Karou sat back, dazed. How had she not guessed immediately? Nothing like that despair had ever come over her before, not even when she stood ankle-deep in the ashes of Loramendi. And it had come and gone like something passing. A sound wave, or particles of light. Or… a burst of magic.
A burst of magic at the precise fulcrum of catastrophe, peeling them back from the edge. And if the White Wolf had risen to his feet and spoken, he had spoken into the silence of its passage, helping to gather them all back to themselves as their souls reeled. But he hadn’t done it, hadn’t stopped them from killing one another.
Akiva had.
The realization spread through Karou like heat, and before she could even question if she was right, she was sure.
And when Akiva finally did come into the cavern, Karou knew him even from the side of her downcast eyes. Her heart leapt. When she darted a glance to confirm it was him, he wasn’t looking her way.
She felt as much as heard the stir in the company around her, though it was a moment before the words came clear.
“It was him,” she heard. “He was the one who saved us.”
Had someone else figured out what she had?
She swung around to see who had spoken, and was surprised to see the Dashnag boy, who of course was a boy no longer. Rath was his name, and he could know nothing of the pulse of despair; his soul had
been in a thurible then. So what was he talking about? Karou listened.
“I’d never have lived to reach the Hintermost,” he was telling Balieros and the others with whom he’d been resurrected. “I was moving south with some others. Angels were burning the forest behind us. A whole village of Caprine, and some Dama girls freed from the slavers with me. We were caught in a gully, hiding, and they found us. Two bast—” He stopped and corrected himself. “Two Misbegotten. They were right in front of us. We could hear the aries screaming as they were slaughtered, but the two angels just looked at us, and… they pretended not to see us. They let us go.”
“Maybe they didn’t see you,” suggested Balieros.

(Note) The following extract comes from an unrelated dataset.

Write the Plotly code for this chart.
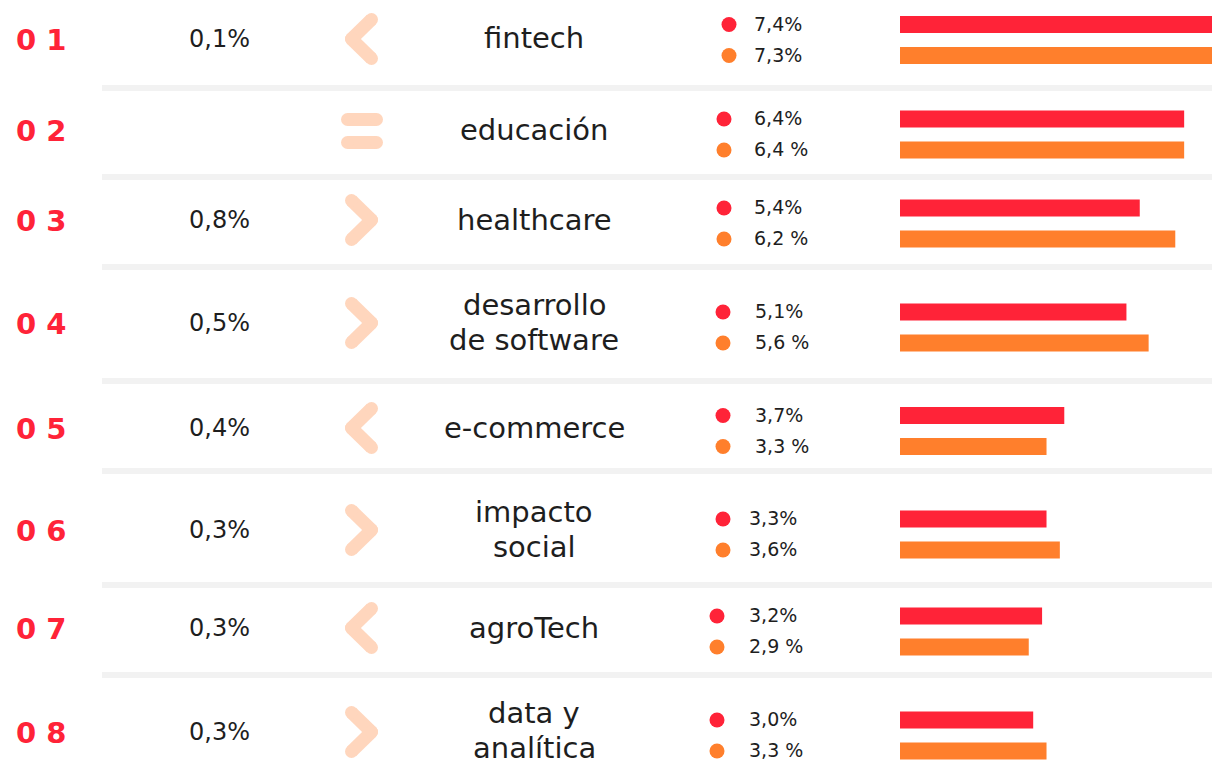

With respect, Rath replied firmly, “They did. And one of them was him.” With the jut of his chin, he singled out Akiva. “Eyes as orange as a Dashnag’s. I couldn’t mistake them.”
And all of this Karou heard with that same feeling that the understanding had been there all along, hovering around and ready to land just as soon as she stopped thrashing it away. Of course it wasn’t only Ziri whom Akiva had saved in the Hintermost, but slaves and villagers, too, the same fleeing folk whom the Wolf had left for dead by choosing to kill his enemy instead of aid his people.
“Beast’s Bane, crusading for beasts?” mused Balieros, leveling a long, speculative look across the cavern, and giving a small smile. “And strangely fold the hours as the end draws near.”
Strangely fold the hours. It was a line from a song. All the soldiers knew it. Not exactly hopeful, but appropriate in the context of that scream of magic. As the end draws near. The end.
Karou couldn’t help herself. She looked at Akiva again. He still wasn’t looking back, and it was enough to make her believe that he never would again.
Here they were in the Kirin caves. It was the eve of battle. They’d brought their armies together, which in itself could be counted an unimaginable triumph, but nothing was as they’d dreamt it. They weren’t side by side. They couldn’t even look at each other.
Karou’s heartbeat was playing tricks on her, surging and then shying, like a creature trapped within her. Akiva was surrounded by his own kind, and she was here, with hers, and it seemed that all that was binding them together anymore was a common enemy and the sweet, pure threads of music.